El comandante en jefe de las fuerzas aliadas, general Bartolomé Mitre, al recibir del almirante la señal de ataque, pone en movimiento la infantería de argentinos y brasileños entre pífanos y clarines, uniformados para un desfile de gala. Sale el primer grupo como para abrir paso al segundo pero queda hundido en el barro entre las balas de fusiles y cañones. Viene el segundo grupo con juncos y escaleras para subir a la trinchera, con el apoyo de una recia artillería, y desalojar a sus defensores. Como los primeros, también éstos se estrellan contra un muro endiablado en cuya superficie hay zanjas, y en las zanjas, espinas de corona y arriba, y los costados, la fusilería certera. Mitre no se resigna, sabe que los envidiosos jefes brasileños le miran, le miden, le pesan. También sus compatriotas. Ordena que más tropas terminen de una vez con los defensores y esa noche, como se habían propuesto, cenar en Humaitá. Pero todos los que se acercan a la trinchera enseguida llenan el aire de lastimeros gritos y riegan con su sangre las aguas del río. Desde su observatorio, es posible que Mitre, inspirado traductor de “La Divina Comedia”, traiga a su memoria el canto tercero de El Infierno: “En medio de las tinieblas que allí reinaban, se oían ayes, lamentos y profundos aullidos que desde luego me enternecieron. La diversidad de hablas y horribles imprecaciones, los gemidos de dolor, los gritos de rabia y voces desaforadas y roncas, a las que se unía el ruido de las manos, producían un estrépito, que es el que resuena siempre en aquella mansión perpetuamente agitada, como la arena revuelta a impulso de un torbellino”.
Ante este torbellino infernal, de sangre, de gemidos, Mitre ordena la retirada de sus fuerzas que pierden nueve mil hombres entre muertos y heridos. El ejército paraguayo pierde 54 hombres, también entre muertos y heridos. En su cuartel de Paso Pucú, el mariscal recibe los informes del general Díaz. El penúltimo despacho es el anuncio de la victoria. El último, el permiso para “rematar al enemigo” y seguirle en su huida. “Estamos en condiciones –le escribe Díaz– para otro triunfo mayor, posiblemente el definitivo. Están desmoralizados, perdieron muchos efectivos y armamentos. Creo, señor, que es el momento para glorificar a nuestros ejércitos”. El mariscal le responde con un lacónico “no”.
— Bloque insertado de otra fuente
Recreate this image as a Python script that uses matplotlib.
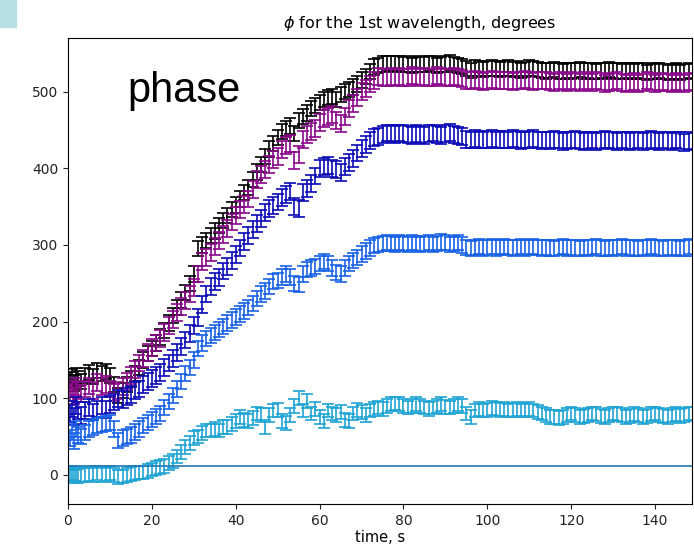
import matplotlib
matplotlib.use('Agg')
import matplotlib.pyplot as plt
from matplotlib.patches import Rectangle

# Data
# dense sampling for the first 3 s, then one point per second
time = [0.5, 1.0, 1.5, 2.0, 2.5, 3.0] + list(range(4, 150))

phi_black = [124, 128, 120, 130, 126, 122,
             130, 134, 128, 136, 132, 135, 130, 118, 104, 110,
             118, 125, 132, 140, 150, 158, 165, 172, 180, 188,
             198, 208, 218, 228, 238, 250, 262, 295, 300, 306,
             312, 318, 325, 332, 338, 346, 352, 360, 368, 375,
             385, 395, 405, 415, 425, 432, 440, 448, 452, 455,
             445, 462, 468, 472, 478, 482, 486, 490, 492, 494,
             490, 496, 500, 503, 506, 510, 515, 520, 526, 532,
             534, 536, 537, 537, 536, 537, 535, 536, 534, 535,
             536, 535, 537, 536, 534, 535, 536, 538, 535, 534,
             533, 530, 528, 531, 530, 529, 530, 531, 530, 529,
             530, 531, 529, 530, 528, 529, 531, 530, 529, 528,
             527, 528, 529, 527, 526, 528, 527, 528, 529, 527,
             528, 527, 526, 528, 527, 529, 528, 527, 526, 528,
             527, 526, 528, 527, 525, 526, 527, 528, 526, 525,
             526, 527, 525, 526, 528, 526]

phi_purple = [108, 112, 104, 115, 110, 106,
              112, 116, 110, 120, 115, 118, 112, 108, 110, 115,
              122, 130, 138, 146, 152, 160, 166, 172, 178, 186,
              195, 203, 212, 220, 228, 236, 244, 262, 278, 284,
              290, 298, 306, 314, 322, 330, 338, 346, 353, 360,
              372, 385, 392, 398, 405, 412, 415, 425, 430, 432,
              410, 418, 438, 444, 448, 452, 460, 465, 468, 470,
              462, 458, 468, 478, 484, 492, 500, 504, 510, 515,
              520, 519, 518, 520, 519, 520, 518, 519, 521, 520,
              519, 520, 518, 519, 521, 520, 518, 519, 520, 518,
              517, 515, 514, 516, 515, 513, 514, 516, 515, 514,
              515, 514, 513, 515, 514, 516, 515, 513, 514, 515,
              514, 513, 512, 514, 513, 512, 514, 513, 512, 514,
              513, 512, 514, 513, 511, 512, 513, 514, 512, 511,
              512, 513, 511, 512, 514, 513, 511, 512, 513, 512,
              511, 513, 512, 511, 513, 512]

phi_darkblue = [80, 86, 76, 90, 84, 78,
                84, 88, 82, 86, 90, 85, 92, 95, 100, 98,
                102, 105, 110, 112, 118, 122, 126, 130, 134, 140,
                146, 152, 160, 168, 176, 185, 195, 205, 222, 236,
                246, 252, 258, 266, 272, 280, 288, 296, 304, 312,
                320, 328, 335, 342, 348, 352, 356, 362, 366, 370,
                350, 348, 368, 374, 380, 390, 400, 402, 404, 400,
                398, 394, 402, 408, 413, 420, 426, 431, 436, 440,
                442, 444, 446, 445, 444, 446, 445, 444, 443, 445,
                444, 443, 445, 446, 444, 443, 445, 447, 444, 443,
                441, 438, 437, 439, 438, 437, 438, 439, 437, 438,
                438, 437, 439, 438, 436, 437, 438, 439, 437, 436,
                437, 436, 438, 437, 435, 436, 437, 438, 436, 435,
                436, 437, 435, 436, 438, 437, 436, 435, 437, 436,
                435, 436, 437, 435, 436, 438, 436, 435, 437, 436,
                435, 437, 436, 434, 436, 435]

phi_blue = [48, 56, 44, 60, 52, 50,
            55, 60, 62, 64, 66, 67, 68, 60, 45, 48,
            50, 52, 56, 60, 64, 68, 72, 76, 80, 88,
            96, 104, 112, 122, 132, 140, 150, 165, 172, 178,
            182, 186, 190, 194, 198, 202, 206, 210, 214, 218,
            224, 230, 236, 240, 246, 252, 254, 258, 262, 258,
            250, 248, 262, 268, 270, 272, 276, 278, 276, 270,
            264, 262, 270, 276, 280, 284, 288, 292, 296, 299,
            301, 302, 303, 302, 301, 303, 302, 301, 303, 302,
            301, 302, 303, 301, 302, 304, 303, 301, 302, 303,
            300, 297, 295, 297, 298, 296, 297, 298, 296, 297,
            298, 297, 296, 297, 298, 296, 297, 298, 297, 296,
            297, 296, 295, 297, 298, 296, 297, 296, 295, 297,
            296, 297, 298, 296, 295, 297, 296, 297, 298, 296,
            297, 296, 295, 297, 296, 298, 297, 296, 295, 297,
            296, 297, 295, 296, 298, 296]

phi_cyan = [0, 2, -2, 1, -1, 0,
            0, 1, 0, 2, 0, 1, 2, 0, -3, -2,
            0, 1, 2, 3, 3, 5, 7, 9, 10, 12,
            15, 18, 24, 30, 36, 42, 48, 50, 55, 58,
            58, 60, 58, 62, 62, 66, 70, 75, 72, 70,
            74, 80, 78, 62, 78, 84, 85, 70, 68, 78,
            90, 100, 84, 96, 80, 86, 76, 70, 84, 80,
            78, 82, 72, 70, 80, 85, 82, 78, 84, 86,
            88, 86, 90, 92, 93, 92, 90, 88, 90, 92,
            90, 88, 86, 88, 90, 92, 89, 88, 90, 92,
            90, 80, 76, 84, 86, 84, 85, 87, 86, 85,
            86, 84, 85, 86, 84, 85, 86, 84, 82, 80,
            78, 76, 75, 74, 76, 78, 80, 78, 76, 77,
            78, 80, 79, 77, 76, 78, 80, 79, 78, 76,
            77, 79, 78, 76, 77, 79, 80, 78, 77, 76,
            78, 79, 77, 78, 80, 79]

series = [
    (phi_black, 10, 'black'),
    (phi_purple, 11, '#8b068b'),
    (phi_darkblue, 11, '#0a0ab8'),
    (phi_blue, 10, '#1662e6'),
    (phi_cyan, 9, '#1ea4d4'),
]

reference_level = 11

# Plot
fig = plt.figure(figsize=(6.94, 5.55), dpi=100)
ax = fig.add_axes([68 / 694, 51 / 555, 624 / 694, 466 / 555])

for values, err, color in series:
    ax.errorbar(time, values, yerr=err, fmt='none', ecolor=color,
                elinewidth=1.2, capsize=4, capthick=1.2)

ax.axhline(reference_level, color='#1f77b4', linewidth=1.2)

ax.set_xlim(0, 148.8)
ax.set_ylim(-38, 570)
ax.set_xticks([0, 20, 40, 60, 80, 100, 120, 140])
ax.set_yticks([0, 100, 200, 300, 400, 500])
ax.tick_params(labelsize=10, colors='#222222')
ax.set_xlabel('time, s', fontsize=10.5, labelpad=2)
ax.set_title(r'$\phi$ for the 1st wavelength, degrees', fontsize=11.5,
             pad=7, x=0.564)

# slide decorations
fig.patches.append(Rectangle((0, 1 - 27 / 555), 16 / 694, 27 / 555,
                             transform=fig.transFigure, color='#b4dfe3'))
fig.text(127 / 694, 1 - 102 / 555, 'phase', fontsize=30,
         family='Liberation Sans', va='baseline')

fig.savefig('out.png', dpi=100)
Pronto los argentinos se enteran de la desgracia de sus compatriotas. Se le culpa a Mitre de la tragedia y se organiza un movimiento nacional que pide el cese del comando en jefe aliado y el final de la guerra.
El mariscal ofrece un banquete para agasajar al general Díaz. En el brindis expresa: “Vuestro nombre, general, no morirá: vivirá eternamente en el corazón de nuestros conciudadanos”.
Es bueno recordar el pasado con la mirada puesta en el porvenir.